' ' Cinema Romantico: Settlers

Tuesday, August 31, 2021

Settlers

Set at some indeterminate point in the future on Mars and told through a child’s point-of-view, “Settlers” is like a movie specifically from Newt’s POV in “Aliens” but if she had grown up on Luke Skywalker’s moisture farm absent all the attendant backstory. Granted, those are two action movies and Wyatt Rockefeller’s British sci-fi indie is almost entirely stripped of traditional action, the opening shoot-out, of sorts, a bit of a feint as what ensues is much more atmospheric and ambiguous. Indeed, “Settlers” never bothers with more grandiose matters of space, preferring to stick close to the ground, a three-hander giving way to another three-hander before giving way to something else, seeing space not so much as a final frontier, per se, but a new frontier, like their little colony is John and Alexandra Cameron’s cabin in “Last of the Mohicans.” The drama here is in how hope is tempered by the eternally imminent need for survival and how survival itself comes with a cost. 

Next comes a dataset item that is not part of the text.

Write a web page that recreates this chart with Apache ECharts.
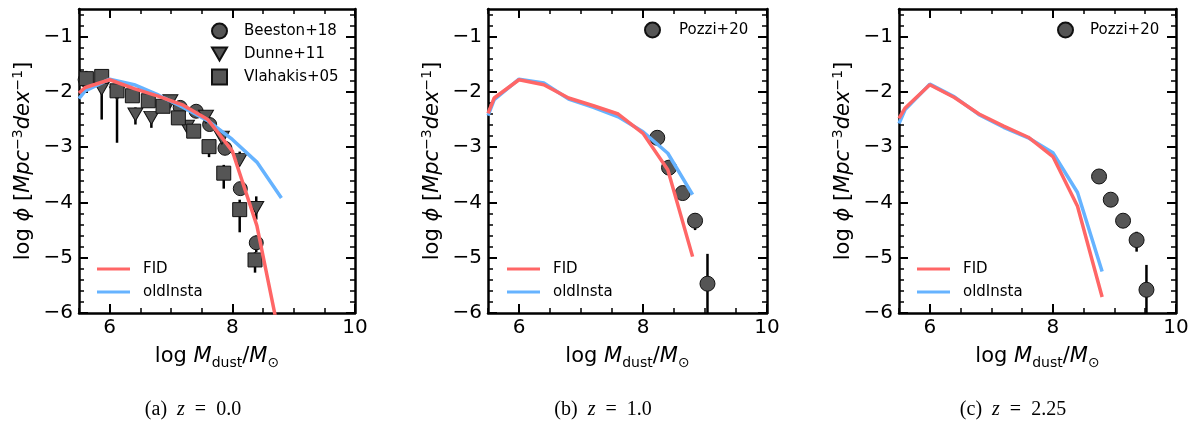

As “Settlers” opens, Reza (Johnny Lee Miller) and his daughter Remmy (Brooklynn Prince) are looking at the stars. She picks out Earth, which is how we learn they are on Mars, Reza’s vague explanation that Earth isn’t what it once was sufficing as motivation for bringing him to the Martian frontier. Loving glances between Miller and Sofia Boutella as Ilsa, his wife, give a sense of familial bliss even if wide shots of their little farm underline the loneliness while snippets of whispered conversation between the parents bring dread. We hear the latter down a long hall, the camera looking up from Remmy’s point-of-view, an early signifier that this is her story, just as she’s the one who stumbles upon the terrifying order smeared on their home’s window: LEAVE. That command comes from Jerry (Ismael Cruz Córdova), claiming this was his childhood home, armed and ready to reclaim it, leading to a standoff that happens so early you can’t possibly think this is the whole movie. It isn’t, with some twists, or perhaps spoilers, as the old guard calls them, ahead.

Reza doesn’t survive, and though all of Jerry’s cohorts fail to survive too, he does, installing himself as the new man of the house, the isolation of their home putting into stark perspective the calculations that Ilsa must make for her child, even as her explanation for what happened to Jerry’s parents explains what she might also do to him. Like Cruz Córdova’s blue eyes, which can seem scary or soft depending on the light, his performance delicately shifts moment to moment, genuinely friendly toward Remmy one moment and then intimidating the next. The character is less frightening, in fact, stumbling about with some kind of Martian intoxicant than he is in a politer register, a true and terrifying manipulator. Prince, meanwhile, excels, giving an incredibly natural child performance in so much as she manages to truly the embody the sensation of being a normal child, existing in what is, to us, a strange world but is, to her, the only world she’s known, and epitomizing the sensation of being a young person acting out when life as she knows it is upended. And the way Prince gradually has Remmy shut down rhymes with how Nell Tiger Free plays the part upon taking the baton from Prince when “Settlers” flashes forward, as a sullen teenager who has entirely cut off communication and whose only rebellion is to escape.

Remmy also makes friends with a curious, friendly WALL-E-ish robot, whom she nicknames Steve, though “Settlers” never fully develops this unlikely relationship, exposing it as mere set-up for developments later when Jerry finally pushes this teenage girl too far. How the outpost runs, meanwhile, essentially fades into the background. Not that it’s the overriding point, of course, though the movie would have been strengthened with a sense of what this place is about. Still, the sense of place is strong, the desert of South Africa’s Northern Cape convincing standing in for Mars in such a way to make it feel like the red planet rather than the red planet as generated by a computer. And even though the narrative can’t help but feel as if it begins to spin its wheels, sort of duplicating story points from earlier, that also feels emblematic, of a world with no end, which is what the ending crystallizes in its own eerie way, a sci-fi bent on that youthful yearning to break away.